If you are that busy you should consider upping your prices.  You could be doing less work - which would eliminate the need for another employee - and still make the same amount of money

cakeemewithyou Posted 2 Apr 2015 , 3:15pm
post #12 of 14

I know this is a side point, but a bakery in my area started using a room inside of their shop to do special events in, renting it out by the hour. This has generated quite a bit of revenue for them. They are doing it all wrong, and their cake tastes like dry corn bread, but I liked the idea! They also host ladies nights where they have a crafting project with coffee and cake! They charge by the seat there. Once they're full, they're full. It's a pretty neat idea!

Anyway, you are living out my dream! I hope to be as brave as you some day. Lol! That day is not today. Now, back to my 8-5 job where i pretend to work and dream of what cake I'm going to do when I get home after the kids go to sleep!

Brettley Posted 2 Apr 2015 , 4:28pm
post #13 of 14

Ah yes!!! I used to teach night-classes at the Culinary Arts School where I live, and that is something I have always wanted to do privately, just never had the space to do so. This would inevitably allow that as there is a HUGE kitchen space with lots of benches:) I loved teaching and would love to do night classes with wine and cheese etc! Would be great fun!!!

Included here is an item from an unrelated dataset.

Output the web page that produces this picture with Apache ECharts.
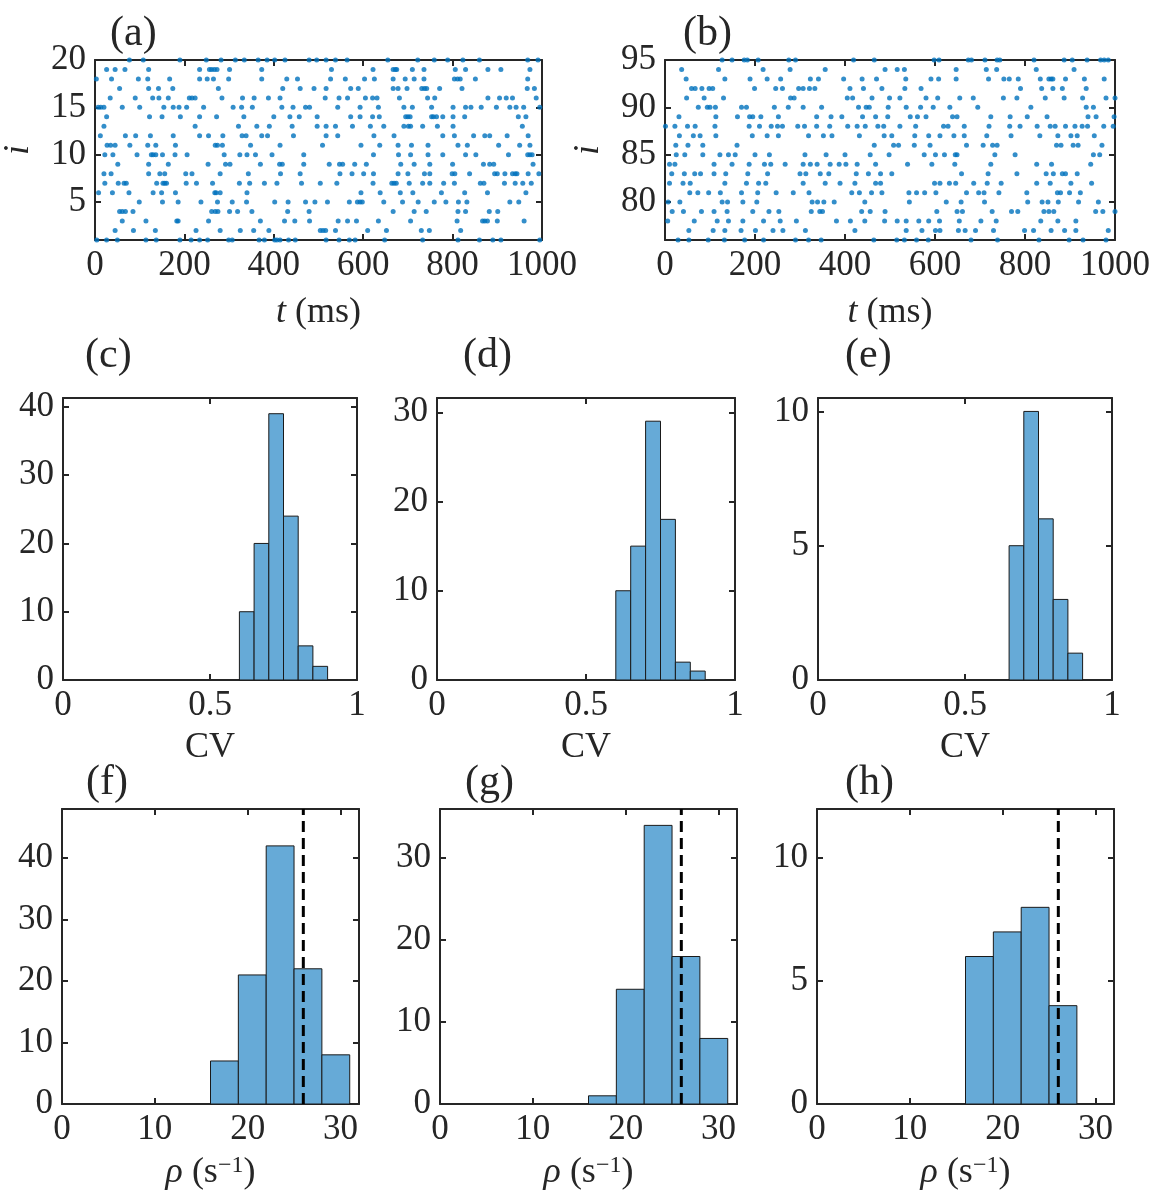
<!DOCTYPE html>
<html>
<head>
<meta charset="utf-8">
<script src="https://cdn.jsdelivr.net/npm/echarts@6/dist/echarts.min.js"></script>
<style>html,body{margin:0;padding:0;background:#fff}#c{width:1161px;height:1196px}</style>
</head>
<body>
<div id="c"></div>
<script>
// ---------- DATA ----------
// Panel (a): spike times (ms) for neurons i = 1..20
const neuronFirstA = 1;
const spikeTimesA = [
 [4,26,50,114,137,190,215,234,252,299,307,367,379,402,407,414,433,448,517,546,569,582,648,733,812,860,890,908,995],
 [45,86,135,226,280,325,355,389,504,510,516,538,610,652,730,748,818],
 [61,114,183,186,254,370,424,447,480,544,565,585,634,706,810,867,872,878,900,960],
 [55,61,68,85,261,269,275,301,319,351,431,479,667,714,741,812,829,882,901],
 [99,151,186,237,274,307,339,402,432,471,492,520,569,587,593,598,646,688,723,759,785,813,832,928,948],
 [8,39,76,130,149,180,268,271,280,340,595,638,683,711,775,827,878,964],
 [22,52,65,70,138,152,156,160,204,227,263,323,346,379,407,462,504,541,622,664,669,674,703,733,749,780,804,862,870,916,940,957,976],
 [20,36,120,145,156,203,217,280,343,415,459,548,575,601,623,678,700,737,749,799,805,838,894,900,917,934,940,944,969,993],
 [51,120,164,253,292,302,370,413,419,467,524,547,554,581,607,684,714,749,800,869,883,892,980],
 [22,40,94,126,130,136,151,179,206,289,324,340,359,396,467,623,679,706,745,778,829,852,925,968,973,978],
 [27,35,45,78,118,136,180,269,274,285,348,414,509,595,637,678,708,745,812,833,903,950,973],
 [12,68,91,124,175,234,254,286,329,338,373,386,444,517,543,624,669,778,804,847,872,883,922,969],
 [20,224,321,362,390,441,497,517,538,576,616,646,691,701,706,733,766,801,956],
 [26,122,150,191,234,272,333,400,436,457,497,572,593,621,636,695,700,705,753,757,764,778,801,827,947,964],
 [7,13,20,61,100,154,175,188,205,243,309,328,352,418,443,471,480,543,593,634,691,710,753,801,829,841,864,898,928,942,959,995],
 [34,90,129,143,164,211,217,224,284,330,356,388,414,515,546,565,605,621,631,681,744,760,879,905,920,934,987],
 [55,120,142,174,276,420,459,490,517,572,589,667,678,698,731,737,742,771,821,967,983],
 [3,37,97,118,167,234,251,265,299,373,429,453,527,560,603,625,667,694,714,736,804,811,817,851,968],
 [26,45,67,120,234,256,261,267,273,301,373,529,622,667,672,675,710,736,806,829,879,908,973],
 [77,108,190,249,282,314,334,365,385,402,425,479,496,517,538,564,655,722,759,789,823,860,968,991]
];
// Panel (b): spike times (ms) for neurons i = 76..95
const neuronFirstB = 76;
const spikeTimesB = [
 [29,53,96,132,177,219,290,319,347,464,515,532,559,585,680,739,831,898,929,980],
 [53,107,133,169,201,240,262,312,422,536,571,601,611,652,667,690,730,799,819,858,888,913,985],
 [6,65,116,141,173,219,256,292,381,412,444,488,516,536,564,586,610,654,702,736,835,873,913],
 [16,41,81,109,138,195,231,253,325,344,350,437,456,489,604,649,661,727,770,784,842,853,864,957,973,1000],
 [7,33,127,139,173,204,327,339,353,376,444,543,625,658,710,806,838,851,874,919,963],
 [55,73,97,123,170,206,247,285,320,415,432,459,482,542,559,577,602,670,697,709,742,804,872,879,899,923],
 [10,40,56,133,181,208,224,307,356,389,422,468,479,599,611,632,646,686,716,747,826,856,902,948],
 [15,43,66,79,109,135,184,228,300,313,345,364,425,452,479,504,659,718,782,847,863,883,890,916],
 [10,22,109,149,187,221,235,267,307,323,338,367,387,402,427,468,539,593,644,724,826,859,946],
 [25,44,84,122,141,156,200,232,311,358,400,456,498,576,601,621,645,649,733,778,952,966],
 [24,51,84,160,465,508,519,554,589,670,707,728,738,870,880,907,918,971],
 [32,63,78,113,194,227,252,319,352,371,432,487,504,555,586,611,642,665,715,769,833,873,902,916,954],
 [1,22,50,67,111,187,210,236,250,261,295,310,337,366,406,427,445,473,486,522,557,619,629,665,720,766,789,827,856,867,890,911,927,939,975,996],
 [31,113,161,188,195,213,252,337,369,393,439,468,495,545,561,580,639,649,724,767,805,849,940,958,998],
 [74,94,100,112,170,181,243,274,307,348,430,447,454,496,536,568,596,633,695,813,936,952],
 [48,87,130,279,287,405,417,460,499,522,580,606,655,685,752,782,845,887,928,980,1000],
 [59,67,82,98,106,199,246,261,297,307,321,333,411,441,482,533,569,790,837,862,883,936],
 [47,133,189,227,257,323,341,397,438,470,535,591,608,647,719,753,765,785,834,853,858,862,890,932,976],
 [37,119,218,278,356,489,516,532,647,714,737,825,909],
 [127,149,176,183,207,275,290,419,465,598,609,674,681,711,738,744,820,887,905,938,968,976,985]
];
// Histograms of CV (c,d,e)
const cvEdgesC = [0.6,0.65,0.7,0.75,0.8,0.85,0.9];
const cvCountsC = [10,20,39,24,5,2];
const cvEdgesD = [0.6,0.65,0.7,0.75,0.8,0.85,0.9];
const cvCountsD = [10,15,29,18,2,1];
const cvEdgesE = [0.65,0.7,0.75,0.8,0.85,0.9];
const cvCountsE = [5,10,6,3,1];
// Histograms of firing rate rho (f,g,h)
const rateEdgesF = [16,19,22,25,28,31];
const rateCountsF = [7,21,42,22,8];
const rateEdgesG = [16,19,22,25,28,31];
const rateCountsG = [1,14,34,18,8];
const rateEdgesH = [16,19,22,25,28];
const rateCountsH = [6,7,8,4];
const rateMarker = 26;
// Tick labels
const tTicks = [0,200,400,600,800,1000];
const iTicksA = [5,10,15,20];
const iTicksB = [80,85,90,95];
const cvTicks = [0,0.5,1];
const rateTicks = [0,10,20,30];
const countTicksC = [0,10,20,30,40];
const countTicksD = [0,10,20,30];
const countTicksE = [0,5,10];
const countTicksF = [0,10,20,30,40];
const countTicksG = [0,10,20,30];
const countTicksH = [0,5,10];
const panelLabels = ['(a)','(b)','(c)','(d)','(e)','(f)','(g)','(h)'];

// ---------- STYLE / LAYOUT ----------
const FONT = "'Liberation Serif','Times New Roman',serif";
const AX = '#262626';
const DOT = '#0072BD';
const BAR = '#66AAD7';
const TICK_FS = 35, NAME_FS = 36, TITLE_FS = 42;

const grids = [
 {left:93,  top:60,  width:449, height:180},
 {left:665, top:60,  width:450, height:180},
 {left:63,  top:398, width:294, height:282},
 {left:437, top:398, width:298, height:282},
 {left:818, top:398, width:294, height:282},
 {left:62,  top:809, width:297, height:295},
 {left:440, top:809, width:297, height:295},
 {left:817, top:809, width:297, height:295}
];
const titlePos = [[110,13],[683,13],[85,335],[463,335],[845,335],[86,762],[465,762],[845,762]];

const richName = {
 it:{fontStyle:'italic',fontFamily:FONT,fontSize:NAME_FS,color:AX},
 rm:{fontFamily:FONT,fontSize:NAME_FS,color:AX},
 sup:{fontFamily:FONT,fontSize:24,color:AX,verticalAlign:'top',padding:[0,0,14,0]}
};
const plain = v => String(v);

function axisCommon(ticks){
 return {
  axisLine:{show:true,onZero:false,lineStyle:{color:AX,width:2}},
  axisTick:{show:true,inside:true,length:6,customValues:ticks,lineStyle:{color:AX,width:2}},
  splitLine:{show:false}
 };
}
const xAxes = [], yAxes = [];
function addAxes(g, xr, xt, xname, xgap, yr, yt, yname, ygap){
 xAxes.push(Object.assign({type:'value',gridIndex:g,position:'bottom',min:xr[0],max:xr[1],
   name:xname,nameLocation:'middle',nameGap:xgap,nameTextStyle:{fontFamily:FONT,fontSize:NAME_FS,color:AX,rich:richName},
   axisLabel:{customValues:xt,formatter:plain,fontFamily:FONT,fontSize:TICK_FS,color:AX,margin:8}}, axisCommon(xt)));
 xAxes.push(Object.assign({type:'value',gridIndex:g,position:'top',min:xr[0],max:xr[1],axisLabel:{show:false}}, axisCommon(xt)));
 yAxes.push(Object.assign({type:'value',gridIndex:g,position:'left',min:yr[0],max:yr[1],
   name:yname,nameLocation:'middle',nameGap:ygap,nameTextStyle:{fontFamily:FONT,fontSize:NAME_FS,color:AX,rich:richName},
   axisLabel:{customValues:yt,formatter:plain,fontFamily:FONT,fontSize:TICK_FS,color:AX,margin:9}}, axisCommon(yt)));
 yAxes.push(Object.assign({type:'value',gridIndex:g,position:'right',min:yr[0],max:yr[1],axisLabel:{show:false}}, axisCommon(yt)));
}
const tName = '{it|t} {rm|(ms)}';
const rhoName = '{it|ρ} {rm|(s}{sup|−1}{rm|)}';
addAxes(0,[0,1000],tTicks,tName,55,[1,20],iTicksA,'{it|i}',58);
addAxes(1,[0,1000],tTicks,tName,55,[76,95],iTicksB,'{it|i}',58);
addAxes(2,[0,1],cvTicks,'CV',50,[0,41.3],countTicksC,'',0);
addAxes(3,[0,1],cvTicks,'CV',50,[0,31.6],countTicksD,'',0);
addAxes(4,[0,1],cvTicks,'CV',50,[0,10.5],countTicksE,'',0);
addAxes(5,[0,32],rateTicks,rhoName,50,[0,48],countTicksF,'',0);
addAxes(6,[0,32],rateTicks,rhoName,50,[0,36],countTicksG,'',0);
addAxes(7,[0,32],rateTicks,rhoName,50,[0,12],countTicksH,'',0);

function rasterData(times, first){
 const out = [];
 times.forEach((row,k)=>row.forEach(t=>out.push([t, first+k])));
 return out;
}
function histData(edges, counts){ return counts.map((c,k)=>[edges[k], edges[k+1], c]); }

function histSeries(g, edges, counts){
 return {type:'custom', xAxisIndex:2*g, yAxisIndex:2*g, clip:false,
  data: histData(edges, counts), encode:{x:[0,1],y:2},
  renderItem:function(params, api){
   const p0 = api.coord([api.value(0), api.value(2)]);
   const p1 = api.coord([api.value(1), 0]);
   return {type:'rect', shape:{x:p0[0], y:p0[1], width:p1[0]-p0[0], height:p1[1]-p0[1]},
     style:{fill:BAR, stroke:'#1a1a1a', lineWidth:1}};
  }};
}
function markerSeries(g, ymax){
 return {type:'line', xAxisIndex:2*g, yAxisIndex:2*g, symbol:'none', silent:true, z:5,
  data:[[rateMarker,0],[rateMarker,ymax]],
  lineStyle:{color:'#000',width:3,type:[11,6]}};
}

const series = [
 {type:'scatter', xAxisIndex:0, yAxisIndex:0, clip:false, symbolSize:5, itemStyle:{color:DOT}, data:rasterData(spikeTimesA, neuronFirstA)},
 {type:'scatter', xAxisIndex:2, yAxisIndex:2, clip:false, symbolSize:5, itemStyle:{color:DOT}, data:rasterData(spikeTimesB, neuronFirstB)},
 histSeries(2, cvEdgesC, cvCountsC),
 histSeries(3, cvEdgesD, cvCountsD),
 histSeries(4, cvEdgesE, cvCountsE),
 histSeries(5, rateEdgesF, rateCountsF),
 histSeries(6, rateEdgesG, rateCountsG),
 histSeries(7, rateEdgesH, rateCountsH),
 markerSeries(5, 48), markerSeries(6, 36), markerSeries(7, 12)
];

const titles = panelLabels.map((t,k)=>({text:t, left:titlePos[k][0], top:titlePos[k][1], padding:0,
 textStyle:{fontFamily:FONT,fontSize:TITLE_FS,fontWeight:'normal',color:AX}}));

const chart = echarts.init(document.getElementById('c'), null, {renderer:'canvas'});
chart.setOption({
 animation:false,
 backgroundColor:'#ffffff',
 title:titles,
 grid:grids.map(g=>Object.assign({containLabel:false}, g)),
 xAxis:xAxes, yAxis:yAxes, series:series
});
</script>
</body>
</html>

Gah! Lots to think about... my husband would prefer if I kept it in the home... and I want it out! It's too easy to work all the time... and I do. haha.

milliecake Posted 2 Apr 2015 , 4:32pm
post #14 of 14

Think long and hard.  I don't know many retail owners who work less than their at home colleagues.  Can you rent the space but not do retail?  Just do your special orders and classes?